Shared ground
These verses present an example: present-day opponents are compared to “Jannes and Jambres,” remembered for resisting Moses. The text’s explicit point is not mainly to identify them, but to frame a pattern—resistance to recognized, truth-bearing leadership can look forceful for a time and still be exposed.
The passage makes several direct claims about the opponents: they “oppose the truth,” are “corrupted in mind,” and are “rejected concerning the faith.” It also makes a direct claim about the future: their advance has a limit—“they will proceed no further”—because their “folly” will become publicly evident.

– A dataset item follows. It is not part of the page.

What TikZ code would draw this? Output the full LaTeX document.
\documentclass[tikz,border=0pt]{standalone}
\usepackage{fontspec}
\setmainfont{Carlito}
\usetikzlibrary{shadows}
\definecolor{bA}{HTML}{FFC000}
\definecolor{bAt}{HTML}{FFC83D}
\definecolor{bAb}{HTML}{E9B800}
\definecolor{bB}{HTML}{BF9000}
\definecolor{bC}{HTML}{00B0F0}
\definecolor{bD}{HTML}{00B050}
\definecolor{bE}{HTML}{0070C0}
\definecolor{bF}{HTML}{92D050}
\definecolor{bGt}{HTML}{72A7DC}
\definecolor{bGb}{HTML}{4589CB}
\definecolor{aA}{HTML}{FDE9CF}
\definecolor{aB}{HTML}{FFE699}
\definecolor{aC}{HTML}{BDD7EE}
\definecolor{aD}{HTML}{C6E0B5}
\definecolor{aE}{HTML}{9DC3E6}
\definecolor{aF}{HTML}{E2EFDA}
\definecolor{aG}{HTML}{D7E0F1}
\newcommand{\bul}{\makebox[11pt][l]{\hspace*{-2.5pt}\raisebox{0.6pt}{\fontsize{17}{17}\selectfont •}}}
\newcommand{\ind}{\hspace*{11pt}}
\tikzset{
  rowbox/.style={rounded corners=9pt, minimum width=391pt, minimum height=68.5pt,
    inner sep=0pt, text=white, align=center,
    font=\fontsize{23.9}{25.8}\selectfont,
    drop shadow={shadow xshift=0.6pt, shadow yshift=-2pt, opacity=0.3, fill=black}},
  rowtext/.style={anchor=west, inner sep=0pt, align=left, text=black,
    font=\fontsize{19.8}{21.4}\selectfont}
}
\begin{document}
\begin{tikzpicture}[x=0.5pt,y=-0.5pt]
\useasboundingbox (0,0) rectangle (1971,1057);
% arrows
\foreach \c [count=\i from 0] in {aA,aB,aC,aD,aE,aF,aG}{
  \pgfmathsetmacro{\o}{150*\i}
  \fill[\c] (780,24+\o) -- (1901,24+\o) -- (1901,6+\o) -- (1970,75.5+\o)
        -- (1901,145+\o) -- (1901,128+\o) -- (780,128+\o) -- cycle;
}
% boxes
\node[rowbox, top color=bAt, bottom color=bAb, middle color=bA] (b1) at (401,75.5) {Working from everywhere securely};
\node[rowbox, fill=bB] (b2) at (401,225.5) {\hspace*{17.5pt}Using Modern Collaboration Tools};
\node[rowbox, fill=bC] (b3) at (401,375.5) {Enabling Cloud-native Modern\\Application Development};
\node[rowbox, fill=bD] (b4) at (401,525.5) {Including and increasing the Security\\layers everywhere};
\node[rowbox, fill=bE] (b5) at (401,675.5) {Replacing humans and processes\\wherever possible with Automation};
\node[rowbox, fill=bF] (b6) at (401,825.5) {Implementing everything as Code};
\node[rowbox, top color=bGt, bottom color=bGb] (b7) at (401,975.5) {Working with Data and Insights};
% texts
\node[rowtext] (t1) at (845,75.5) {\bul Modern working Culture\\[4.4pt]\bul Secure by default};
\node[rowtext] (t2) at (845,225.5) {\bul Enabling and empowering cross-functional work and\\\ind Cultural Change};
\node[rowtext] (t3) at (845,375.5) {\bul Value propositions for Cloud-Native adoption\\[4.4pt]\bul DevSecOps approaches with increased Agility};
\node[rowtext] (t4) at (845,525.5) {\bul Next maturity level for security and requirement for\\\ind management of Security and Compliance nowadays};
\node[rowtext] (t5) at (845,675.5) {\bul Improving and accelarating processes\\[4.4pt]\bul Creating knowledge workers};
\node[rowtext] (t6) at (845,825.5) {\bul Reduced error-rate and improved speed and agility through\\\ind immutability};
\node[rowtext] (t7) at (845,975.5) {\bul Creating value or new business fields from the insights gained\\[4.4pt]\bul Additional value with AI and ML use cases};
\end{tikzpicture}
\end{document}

Where interpretation differs
Who “these” are. Some read “these” as the specific people described just before (the manipulative teachers and their network in 3:1–7). Others take it more broadly as a recurring kind of teacher or movement that appears in the “last days,” not limited to one small circle.

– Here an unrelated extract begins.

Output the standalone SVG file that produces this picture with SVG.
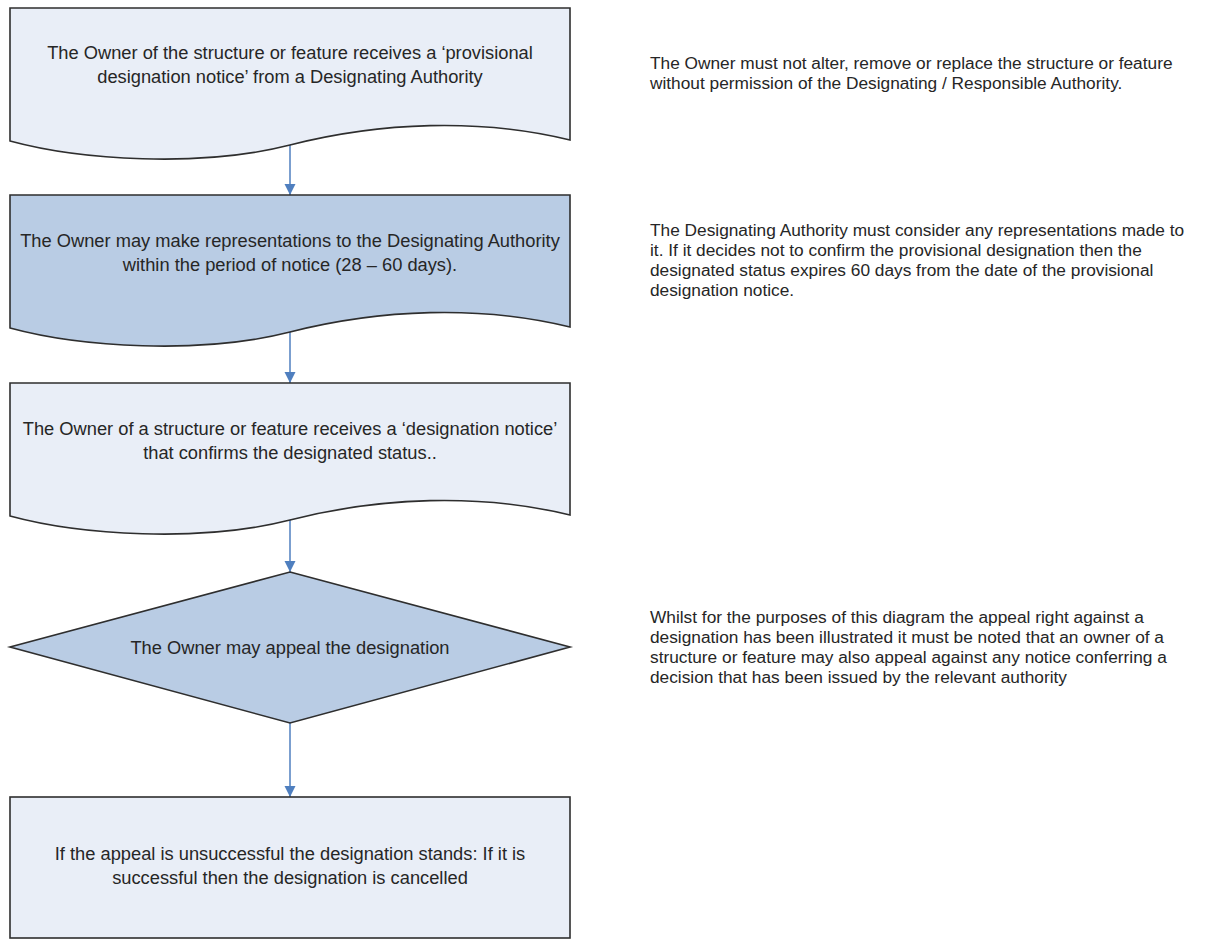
<svg xmlns="http://www.w3.org/2000/svg" width="1226" height="944" viewBox="0 0 1226 944">
<defs>
<style>
.light{fill:#e9eef7;stroke:#2e2e2e;stroke-width:1.6}
.dark{fill:#b9cce4;stroke:#2e2e2e;stroke-width:1.6}
.t{font-family:"Liberation Sans",Arial,sans-serif;font-size:18.3px;fill:#262626;text-anchor:middle}
.n{font-family:"Liberation Sans",Arial,sans-serif;font-size:17.3px;fill:#262626}
.c{stroke:#4f7fbf;stroke-width:1.5;fill:none;marker-end:url(#ah)}
</style>
<marker id="ah" viewBox="0 0 10 10" refX="10" refY="5" markerWidth="7.5" markerHeight="7.5" orient="auto" markerUnits="strokeWidth">
<path d="M0,0 L10,5 L0,10 z" fill="#4f7fbf"/>
</marker>
</defs>
<rect width="1226" height="944" fill="#ffffff"/>
<g id="connectors">
<line class="c" x1="290" y1="145" x2="290" y2="195"/>
<line class="c" x1="290" y1="332" x2="290" y2="383"/>
<line class="c" x1="290" y1="520" x2="290" y2="572"/>
<line class="c" x1="290" y1="723" x2="290" y2="797"/>
</g>
<g id="node1">
<path class="light" d="M10,8 H570 V140 C480,118 380,122 290,145 C200,168 80,160 10,141 Z"/>
<text class="t" x="290" y="59">The Owner of the structure or feature receives a ‘provisional</text>
<text class="t" x="290" y="83">designation notice’ from a Designating Authority</text>
</g>
<g id="node2">
<path class="dark" d="M10,195 H570 V327 C480,305 380,309 290,332 C200,355 80,347 10,328 Z"/>
<text class="t" x="290" y="247">The Owner may make representations to the Designating Authority</text>
<text class="t" x="290" y="271">within the period of notice (28 – 60 days).</text>
</g>
<g id="node3">
<path class="light" d="M10,383 H570 V515 C480,493 380,497 290,520 C200,543 80,535 10,516 Z"/>
<text class="t" x="290" y="435">The Owner of a structure or feature receives a ‘designation notice’</text>
<text class="t" x="290" y="459">that confirms the designated status..</text>
</g>
<g id="node4">
<polygon class="dark" points="290,572 570,647 290,723 10,647"/>
<text class="t" x="290" y="654">The Owner may appeal the designation</text>
</g>
<g id="node5">
<rect class="light" x="10" y="797" width="560" height="141"/>
<text class="t" x="290" y="860">If the appeal is unsuccessful the designation stands: If it is</text>
<text class="t" x="290" y="884">successful then the designation is cancelled</text>
</g>
<g id="note1">
<text class="n" x="650" y="69">The Owner must not alter, remove or replace the structure or feature</text>
<text class="n" x="650" y="89">without permission of the Designating / Responsible Authority.</text>
</g>
<g id="note2">
<text class="n" x="650" y="236">The Designating Authority must consider any representations made to</text>
<text class="n" x="650" y="256">it.  If it decides not to confirm the provisional designation then the</text>
<text class="n" x="650" y="276">designated status expires 60 days from the date of the provisional</text>
<text class="n" x="650" y="296">designation notice.</text>
</g>
<g id="note3">
<text class="n" x="650" y="623">Whilst for the purposes of this diagram the appeal right against a</text>
<text class="n" x="650" y="643">designation has been illustrated it must be noted that an owner of a</text>
<text class="n" x="650" y="663">structure or feature may also appeal against any notice conferring a</text>
<text class="n" x="650" y="683">decision that has been issued by the relevant authority</text>
</g>
</svg>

What “rejected concerning the faith” means. Some understand it as God’s verdict: they fail the test of genuine Christian belief, so their standing “with respect to the faith” is disqualified. Others read it more as a community-level assessment: when measured against the apostolic message, their teaching and character prove unreliable, so they are recognized as unfit guides.
How wide “evident to all” is. Some take “all” as the whole Christian community involved in the conflict. Others allow a wider public sense, where exposure becomes broadly known beyond the immediate circle.

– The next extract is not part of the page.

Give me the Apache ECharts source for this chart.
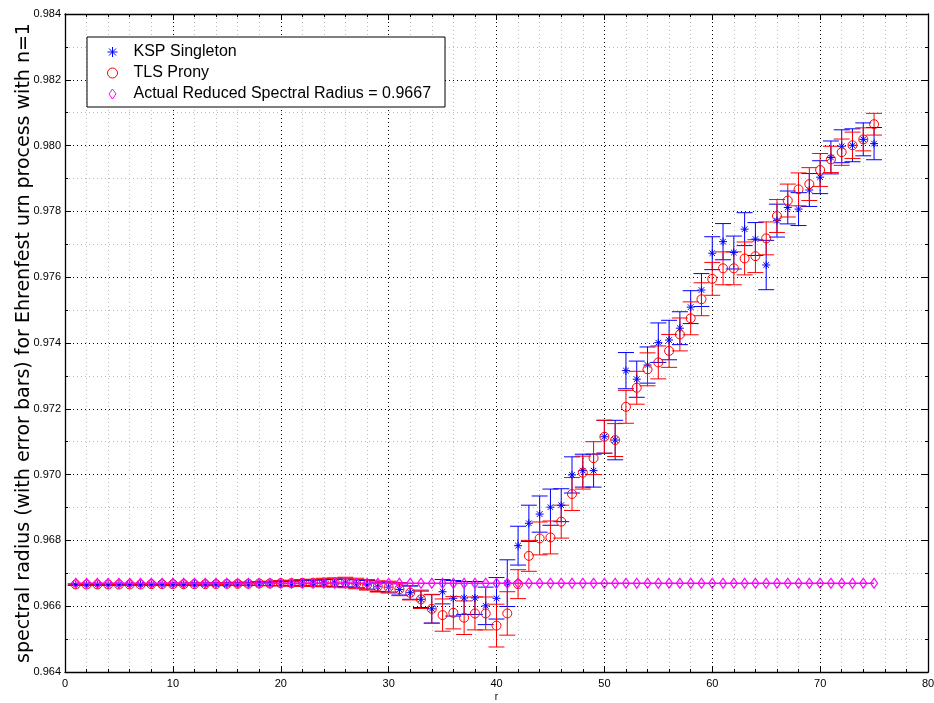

Why the disagreement exists
The passage uses brief labels (“the truth,” “the faith,” “all”) without spelling out the precise scope. It also draws on a named story reference (Jannes and Jambres) without narrating details, so interpreters must infer how tightly the analogy maps onto the current opponents.
What this passage clearly contributes
It portrays false resistance as both moral/intellectual corruption (“corrupted in mind”) and doctrinal failure (“rejected concerning the faith”), while also insisting that such opposition has a built-in ceiling: it will not keep advancing indefinitely. The “truth” is treated as something definite enough to be opposed and recognized, not merely a private opinion. The comparison to Moses’ opponents implies that time, testing, and exposure can reveal what is actually going on.